Wieviele Millionen Mark der Umbau kosten wird, der auch neue Straßen und Parkplätze erfordert, wollten die Vorstandsmitglieder gestern noch nicht genau beziffern. Aber die Stiftung ist gut bei Kasse: Sie hat nämlich Grundstücke, die sie von der Stadt gepachtet hat, geschenkt bekommen. Im Austausch hat die Stiftung der Stadt gepachtete Flächen zurückgegeben, die sie nicht mehr braucht, die Stadt aber nun versilbern kann. Diese Transaktion hat das Eigenkapital der Stiftung um 8,3 Millionen Mark erhöht.
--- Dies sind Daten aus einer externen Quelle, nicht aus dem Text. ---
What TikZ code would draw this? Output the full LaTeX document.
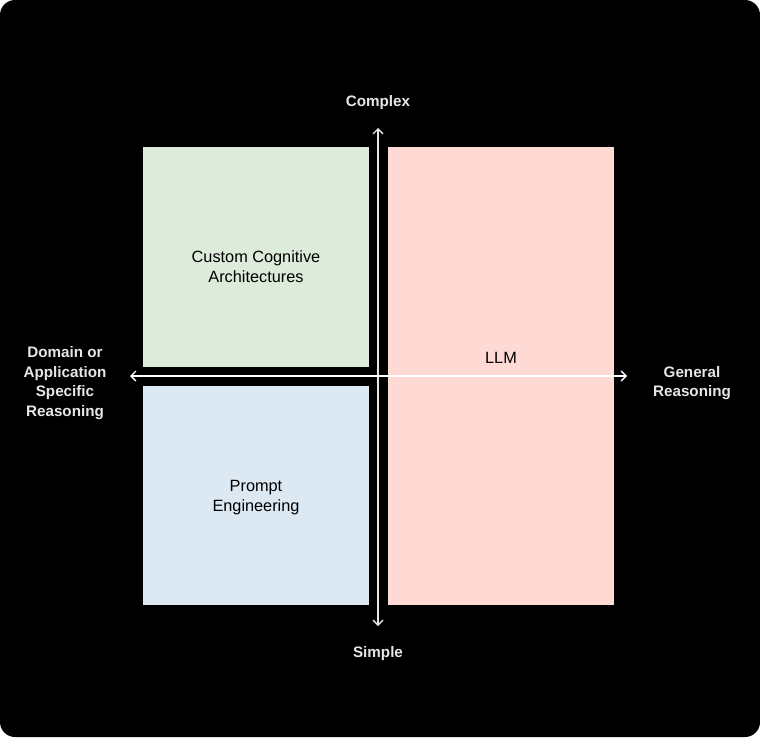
\documentclass[tikz,border=0pt]{standalone}
\usepackage{fontspec}
\setmainfont{Liberation Sans}
\usetikzlibrary{arrows.meta}
\definecolor{gbox}{HTML}{DDEBDA}
\definecolor{bbox}{HTML}{DCE9F3}
\definecolor{pbox}{HTML}{FFDAD5}
\definecolor{axis}{HTML}{E6E6E6}
\begin{document}
\begin{tikzpicture}[x=1pt,y=-1pt,
  quad/.style={draw=none,inner sep=0pt},
  boxtxt/.style={font=\fontsize{16.3}{20}\selectfont,align=center,text=black},
  axtxt/.style={font=\fontsize{15.2}{19.7}\selectfont\bfseries,align=center,text=axis},
  axarrow/.style={draw=axis,line width=1.6pt,{Straight Barb[length=5pt,width=10pt,line width=1.3pt]}-{Straight Barb[length=5pt,width=10pt,line width=1.3pt]}}]
\useasboundingbox (0,0) rectangle (760,737);
\fill[white] (0,0) rectangle (760,737);
\fill[black,rounded corners=15pt] (0,0) rectangle (760,737);
\fill[gbox] (143,147) rectangle (369,367);
\node[quad] (green) at (256,257) {};
\fill[bbox] (143,386) rectangle (369,605);
\node[quad] (blue) at (256,496) {};
\fill[pbox] (388,147) rectangle (614,605);
\node[quad] (pink) at (501,376) {};
\coordinate (top) at (378,128);
\coordinate (bot) at (378,626);
\coordinate (left) at (130,376);
\coordinate (right) at (627,376);
\draw[axarrow] (bot) -- (top);
\draw[axarrow,draw=white] (left) -- (right);
\node[boxtxt] (cca) at (256,267) {Custom Cognitive\\Architectures};
\node[boxtxt] (pe) at (256,498) {Prompt\\Engineering};
\node[boxtxt] (llm) at (501,358) {LLM};
\node[axtxt] (complex) at (378,103) {Complex};
\node[axtxt] (simple) at (378,654) {Simple};
\node[axtxt] (domain) at (65,383) {Domain or\\Application\\Specific\\Reasoning};
\node[axtxt] (general) at (692,383) {General\\Reasoning};
\end{tikzpicture}
\end{document}
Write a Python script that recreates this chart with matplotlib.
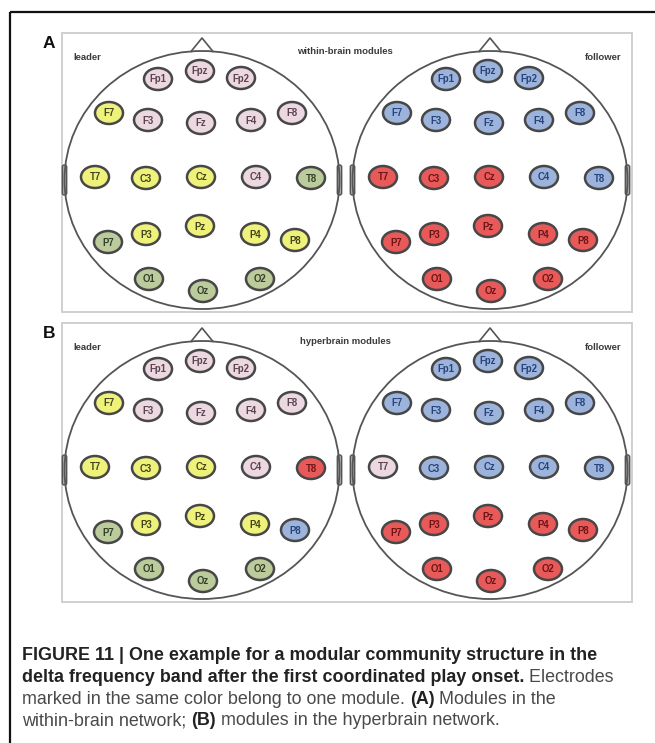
import matplotlib
matplotlib.use("Agg")
import matplotlib.pyplot as plt
from matplotlib.patches import Ellipse, Rectangle, FancyBboxPatch

# ---------------- data ----------------
electrodes = ["Fp1", "Fpz", "Fp2", "F7", "F3", "Fz", "F4", "F8",
              "T7", "C3", "Cz", "C4", "T8",
              "P7", "P3", "Pz", "P4", "P8", "O1", "Oz", "O2"]

panel_letters = ["A", "B"]
panel_titles = ["within-brain modules", "hyperbrain modules"]
subjects = ["leader", "follower"]

# module per electrode (same order as `electrodes`)
modules_A_leader = ["pink", "pink", "pink", "yellow", "pink", "pink", "pink", "pink",
                    "yellow", "yellow", "yellow", "pink", "green",
                    "green", "yellow", "yellow", "yellow", "yellow", "green", "green", "green"]
modules_A_follower = ["blue", "blue", "blue", "blue", "blue", "blue", "blue", "blue",
                      "red", "red", "red", "blue", "blue",
                      "red", "red", "red", "red", "red", "red", "red", "red"]
modules_B_leader = ["pink", "pink", "pink", "yellow", "pink", "pink", "pink", "pink",
                    "yellow", "yellow", "yellow", "pink", "red",
                    "green", "yellow", "yellow", "yellow", "blue", "green", "green", "green"]
modules_B_follower = ["blue", "blue", "blue", "blue", "blue", "blue", "blue", "blue",
                      "pink", "blue", "blue", "blue", "blue",
                      "red", "red", "red", "red", "red", "red", "red", "red"]

caption_lines = [
    [("FIGURE 11 | One example for a modular community structure in the", True)],
    [("delta frequency band after the first coordinated play onset.", True), (" Electrodes", False)],
    [("marked in the same color belong to one module. ", False), ("(A)", True), (" Modules in the", False)],
    [("within-brain network; ", False), ("(B)", True), (" modules in the hyperbrain network.", False)],
]

# ---------------- layout / style ----------------
# electrode offsets from head centre (pixels, y downward)
layout = {
    "Fp1": (-44, -101), "Fpz": (-2, -109), "Fp2": (39, -102),
    "F7": (-93, -67), "F3": (-54, -60), "Fz": (-1, -57), "F4": (49, -60), "F8": (90, -67),
    "T7": (-107, -3), "C3": (-56, -2), "Cz": (-1, -3), "C4": (54, -3), "T8": (109, -2),
    "P7": (-94, 62), "P3": (-56, 54), "Pz": (-2, 46), "P4": (53, 54), "P8": (93, 60),
    "O1": (-53, 99), "Oz": (1, 111), "O2": (58, 99),
}
fill = {"pink": "#ecd8e0", "yellow": "#eef27a", "green": "#bccb9c",
        "blue": "#9cb4dc", "red": "#e85a5a"}
txtc = {"pink": "#5a4450", "yellow": "#44441c", "green": "#33402a",
        "blue": "#27437a", "red": "#6e1414"}

W, H = 655, 743
fig = plt.figure(figsize=(W / 100, H / 100), dpi=100)
ax = fig.add_axes([0, 0, 1, 1])
ax.set_xlim(0, W)
ax.set_ylim(H, 0)
ax.axis("off")

cap_font = ["Liberation Sans", "DejaVu Sans"]
cap_size = 12.9
lab_font = ["Liberation Sans", "DejaVu Sans"]

# outer frame
ax.plot([10, W], [12, 12], color="#111111", lw=1.6, solid_capstyle="butt")
ax.plot([10, 10], [12, H], color="#111111", lw=1.6, solid_capstyle="butt")

head_cx = [202, 490]
head_cy = 180
head_w, head_h = 275, 258
panel_mods = [[modules_A_leader, modules_A_follower], [modules_B_leader, modules_B_follower]]

for p in range(2):
    oy = p * 290
    ax.add_patch(Rectangle((62, 33 + oy), 570, 279, facecolor="white",
                           edgecolor="#cfcfcf", lw=1.4))
    ax.text(43, 43 + oy, panel_letters[p], fontsize=12.5, fontweight="bold",
            family=lab_font, ha="left", va="center", color="#111111")
    ax.text(345, 51 + oy, panel_titles[p], fontsize=6.8, fontweight="bold",
            family=lab_font, ha="center", va="center", color="#3a3a3a")
    ax.text(73, 58 + oy, subjects[0], fontsize=6.8, fontweight="bold",
            family=lab_font, ha="left", va="center", color="#3a3a3a")
    ax.text(621, 58 + oy, subjects[1], fontsize=6.8, fontweight="bold",
            family=lab_font, ha="right", va="center", color="#3a3a3a")
    for h in range(2):
        cx, cy = head_cx[h], head_cy + oy
        # ears
        for side in (-1, 1):
            ex = cx + side * head_w / 2
            ax.add_patch(FancyBboxPatch((ex - 2.2, cy - 15), 4.4, 30,
                                        boxstyle="round,pad=0,rounding_size=2",
                                        facecolor="#a8a8a8", edgecolor="#555555", lw=1.0, zorder=2))
        ax.add_patch(Ellipse((cx, cy), head_w, head_h, facecolor="none",
                             edgecolor="#555555", lw=1.3, zorder=3))
        # nose
        ax.plot([cx - 11, cx, cx + 11], [cy - 128.5, cy - 142, cy - 128.5],
                color="#555555", lw=1.2, zorder=3)
        mods = panel_mods[p][h]
        for name, m in zip(electrodes, mods):
            dx, dy = layout[name]
            ax.add_patch(Ellipse((cx + dx, cy + dy), 28, 22, facecolor=fill[m],
                                 edgecolor="#474747", lw=1.8, zorder=4))
            ax.text(cx + dx, cy + dy + 0.5, name, fontsize=6.9, fontweight="bold",
                    family=lab_font, ha="center", va="center", color=txtc[m], zorder=5)

# caption with mixed weights
renderer = fig.canvas.get_renderer()
y0 = 656
for i, line in enumerate(caption_lines):
    x = 22
    y = y0 + i * 21.6
    for txt, bold in line:
        t = ax.text(x, y, txt, fontsize=cap_size, family=cap_font,
                    fontweight="bold" if bold else "normal",
                    color="#222222" if bold else "#4a4a4a",
                    ha="left", va="center")
        bb = t.get_window_extent(renderer)
        x += bb.width

fig.savefig("out.png", dpi=100, facecolor="white")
Außerdem verzichten die MitarbeiterInnen seit 1998 und noch bis 2003 auf die ihnen tariflich zustehenden Gehaltserhöhungen, die Stiftung ihrerseit auf betriebsbedingte Kündigungen. Der mit den Gewerkschaften ausgehandelte Kompromiss hat bis jetzt 18,4 Millionen Mark für Investitionen gebracht. Investitionen in das zukünftige Zentrum Alsterdorfs.